Retype only what runs from the beginning of the data through the line with "import seaborn as sns"; please omit the pictures and keep every line exact.

# START OF Data lines

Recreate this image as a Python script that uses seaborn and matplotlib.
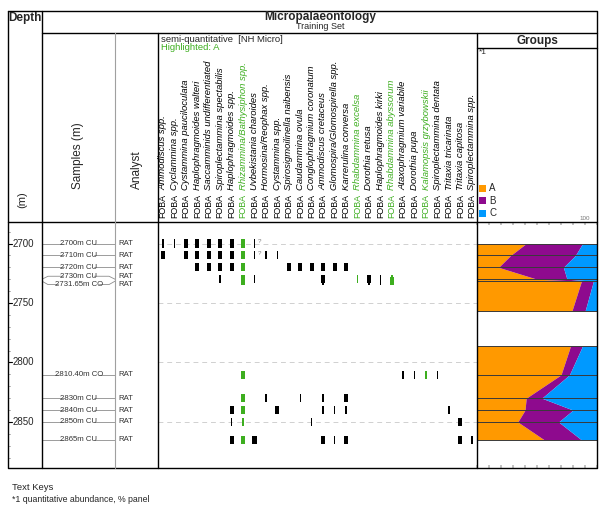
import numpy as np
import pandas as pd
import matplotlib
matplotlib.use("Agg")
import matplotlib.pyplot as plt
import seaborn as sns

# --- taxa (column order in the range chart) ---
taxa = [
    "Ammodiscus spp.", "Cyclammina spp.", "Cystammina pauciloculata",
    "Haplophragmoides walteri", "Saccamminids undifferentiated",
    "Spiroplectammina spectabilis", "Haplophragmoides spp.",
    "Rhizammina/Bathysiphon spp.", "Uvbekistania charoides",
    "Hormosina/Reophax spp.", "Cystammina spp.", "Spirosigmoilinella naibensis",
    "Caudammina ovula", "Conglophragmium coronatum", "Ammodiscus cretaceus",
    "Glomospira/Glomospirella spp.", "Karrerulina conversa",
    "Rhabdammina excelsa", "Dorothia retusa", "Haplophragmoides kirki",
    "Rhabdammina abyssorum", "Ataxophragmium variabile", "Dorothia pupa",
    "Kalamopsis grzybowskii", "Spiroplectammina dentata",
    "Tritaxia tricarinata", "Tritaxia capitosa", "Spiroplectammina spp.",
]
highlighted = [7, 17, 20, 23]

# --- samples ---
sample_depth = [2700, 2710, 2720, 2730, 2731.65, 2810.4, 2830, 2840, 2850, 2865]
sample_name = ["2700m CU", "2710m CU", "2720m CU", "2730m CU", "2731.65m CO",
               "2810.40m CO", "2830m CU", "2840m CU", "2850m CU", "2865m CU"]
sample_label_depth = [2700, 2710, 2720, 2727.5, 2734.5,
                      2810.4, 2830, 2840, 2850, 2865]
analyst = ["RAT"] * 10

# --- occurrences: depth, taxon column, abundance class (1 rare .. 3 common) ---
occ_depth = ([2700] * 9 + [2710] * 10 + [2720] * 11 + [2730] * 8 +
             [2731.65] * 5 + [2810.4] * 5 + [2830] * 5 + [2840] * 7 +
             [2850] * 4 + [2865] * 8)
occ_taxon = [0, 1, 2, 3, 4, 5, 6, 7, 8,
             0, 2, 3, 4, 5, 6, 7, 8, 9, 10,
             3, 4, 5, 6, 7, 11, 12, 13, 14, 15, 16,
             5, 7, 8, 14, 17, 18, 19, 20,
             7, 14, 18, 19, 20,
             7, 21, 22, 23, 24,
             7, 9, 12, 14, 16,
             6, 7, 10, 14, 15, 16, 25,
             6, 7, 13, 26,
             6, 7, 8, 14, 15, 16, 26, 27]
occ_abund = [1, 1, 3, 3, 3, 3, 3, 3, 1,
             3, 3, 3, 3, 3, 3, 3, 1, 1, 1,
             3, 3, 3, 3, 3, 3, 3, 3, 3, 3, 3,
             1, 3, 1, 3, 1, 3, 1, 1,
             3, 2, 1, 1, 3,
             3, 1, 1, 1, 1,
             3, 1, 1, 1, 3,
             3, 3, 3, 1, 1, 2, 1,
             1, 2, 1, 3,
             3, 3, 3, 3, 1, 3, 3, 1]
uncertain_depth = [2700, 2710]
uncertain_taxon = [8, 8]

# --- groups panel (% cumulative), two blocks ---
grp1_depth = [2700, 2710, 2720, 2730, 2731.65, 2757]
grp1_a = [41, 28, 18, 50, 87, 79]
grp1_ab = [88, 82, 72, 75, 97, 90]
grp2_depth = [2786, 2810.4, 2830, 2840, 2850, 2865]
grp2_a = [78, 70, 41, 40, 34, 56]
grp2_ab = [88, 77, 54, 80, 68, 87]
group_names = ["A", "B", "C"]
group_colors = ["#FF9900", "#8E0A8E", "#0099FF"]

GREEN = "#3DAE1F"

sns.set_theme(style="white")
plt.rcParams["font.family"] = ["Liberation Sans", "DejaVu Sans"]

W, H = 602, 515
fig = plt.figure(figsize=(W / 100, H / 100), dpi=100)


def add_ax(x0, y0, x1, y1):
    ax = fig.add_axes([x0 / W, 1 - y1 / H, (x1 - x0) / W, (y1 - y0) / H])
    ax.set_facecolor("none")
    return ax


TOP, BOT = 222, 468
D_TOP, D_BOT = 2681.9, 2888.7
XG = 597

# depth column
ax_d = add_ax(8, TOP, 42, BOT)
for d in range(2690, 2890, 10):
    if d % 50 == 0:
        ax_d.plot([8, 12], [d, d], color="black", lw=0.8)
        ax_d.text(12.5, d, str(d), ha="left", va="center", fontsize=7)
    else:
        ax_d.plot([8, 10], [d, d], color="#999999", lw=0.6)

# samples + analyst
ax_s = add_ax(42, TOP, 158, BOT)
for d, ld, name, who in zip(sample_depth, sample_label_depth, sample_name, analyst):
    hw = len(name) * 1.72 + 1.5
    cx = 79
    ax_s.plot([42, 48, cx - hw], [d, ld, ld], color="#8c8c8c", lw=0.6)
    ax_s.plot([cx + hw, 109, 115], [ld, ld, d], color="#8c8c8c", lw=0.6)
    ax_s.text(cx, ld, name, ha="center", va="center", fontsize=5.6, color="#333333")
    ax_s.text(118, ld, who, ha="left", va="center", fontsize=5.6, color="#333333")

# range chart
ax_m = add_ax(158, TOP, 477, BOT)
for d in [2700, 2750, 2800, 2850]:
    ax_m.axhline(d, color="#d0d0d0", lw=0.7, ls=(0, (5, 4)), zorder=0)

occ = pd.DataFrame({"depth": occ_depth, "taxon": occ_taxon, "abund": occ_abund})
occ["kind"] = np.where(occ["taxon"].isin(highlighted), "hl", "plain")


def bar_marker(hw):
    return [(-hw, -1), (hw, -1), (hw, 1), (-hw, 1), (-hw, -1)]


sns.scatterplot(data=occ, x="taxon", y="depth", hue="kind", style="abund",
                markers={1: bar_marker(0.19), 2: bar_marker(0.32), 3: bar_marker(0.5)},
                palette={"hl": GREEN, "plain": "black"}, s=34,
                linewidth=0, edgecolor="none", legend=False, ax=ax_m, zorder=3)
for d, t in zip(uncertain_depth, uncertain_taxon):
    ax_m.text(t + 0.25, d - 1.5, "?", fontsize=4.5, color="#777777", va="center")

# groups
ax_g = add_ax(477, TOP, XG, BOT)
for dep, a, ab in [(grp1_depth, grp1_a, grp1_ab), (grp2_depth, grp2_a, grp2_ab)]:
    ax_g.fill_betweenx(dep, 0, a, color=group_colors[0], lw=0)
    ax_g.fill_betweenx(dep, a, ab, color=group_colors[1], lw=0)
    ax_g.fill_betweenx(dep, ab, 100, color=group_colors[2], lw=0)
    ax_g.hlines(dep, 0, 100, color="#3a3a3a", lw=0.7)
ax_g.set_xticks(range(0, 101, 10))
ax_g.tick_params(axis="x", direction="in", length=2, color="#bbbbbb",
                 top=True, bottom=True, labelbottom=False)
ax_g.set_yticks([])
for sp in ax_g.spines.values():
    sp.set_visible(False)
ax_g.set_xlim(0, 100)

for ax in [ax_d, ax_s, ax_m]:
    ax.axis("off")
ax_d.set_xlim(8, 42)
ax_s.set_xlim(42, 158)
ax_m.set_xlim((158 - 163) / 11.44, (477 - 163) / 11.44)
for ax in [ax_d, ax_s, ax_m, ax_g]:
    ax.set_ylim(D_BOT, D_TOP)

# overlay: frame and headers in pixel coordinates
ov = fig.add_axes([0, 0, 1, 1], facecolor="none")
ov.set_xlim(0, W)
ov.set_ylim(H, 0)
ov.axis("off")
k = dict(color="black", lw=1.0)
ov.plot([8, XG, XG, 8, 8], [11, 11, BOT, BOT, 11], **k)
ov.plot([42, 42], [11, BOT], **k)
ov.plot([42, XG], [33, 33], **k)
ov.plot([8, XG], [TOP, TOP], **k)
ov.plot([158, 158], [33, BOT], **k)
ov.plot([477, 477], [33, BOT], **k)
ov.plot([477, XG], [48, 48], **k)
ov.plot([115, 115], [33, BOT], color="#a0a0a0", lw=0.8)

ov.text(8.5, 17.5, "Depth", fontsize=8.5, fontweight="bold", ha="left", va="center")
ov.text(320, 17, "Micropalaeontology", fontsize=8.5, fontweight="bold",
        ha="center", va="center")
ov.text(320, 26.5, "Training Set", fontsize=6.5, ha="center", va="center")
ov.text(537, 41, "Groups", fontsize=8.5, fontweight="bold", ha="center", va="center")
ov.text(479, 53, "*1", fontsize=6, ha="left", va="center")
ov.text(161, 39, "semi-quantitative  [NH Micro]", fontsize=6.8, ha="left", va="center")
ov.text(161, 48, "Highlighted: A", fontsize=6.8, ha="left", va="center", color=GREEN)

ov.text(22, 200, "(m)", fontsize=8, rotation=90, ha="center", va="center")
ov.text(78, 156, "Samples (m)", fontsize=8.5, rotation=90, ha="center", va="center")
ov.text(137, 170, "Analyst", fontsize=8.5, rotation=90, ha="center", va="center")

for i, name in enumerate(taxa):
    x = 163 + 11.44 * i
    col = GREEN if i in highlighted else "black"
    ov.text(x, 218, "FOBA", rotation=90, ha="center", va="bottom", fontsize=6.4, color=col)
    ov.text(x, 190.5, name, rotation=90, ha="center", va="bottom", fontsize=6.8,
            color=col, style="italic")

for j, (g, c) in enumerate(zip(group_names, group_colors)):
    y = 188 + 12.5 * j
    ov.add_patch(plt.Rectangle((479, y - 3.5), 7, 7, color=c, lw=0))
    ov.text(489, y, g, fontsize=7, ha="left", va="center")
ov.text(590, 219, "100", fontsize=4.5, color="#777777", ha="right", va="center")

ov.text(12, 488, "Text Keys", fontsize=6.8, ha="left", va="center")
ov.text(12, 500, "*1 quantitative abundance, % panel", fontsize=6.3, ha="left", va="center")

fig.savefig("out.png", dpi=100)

# END OF Data lines

» Output of the exercise
Recreate this image as a Python script that uses seaborn and matplotlib.
import numpy as np
import pandas as pd
import matplotlib
matplotlib.use("Agg")
import matplotlib.pyplot as plt
import seaborn as sns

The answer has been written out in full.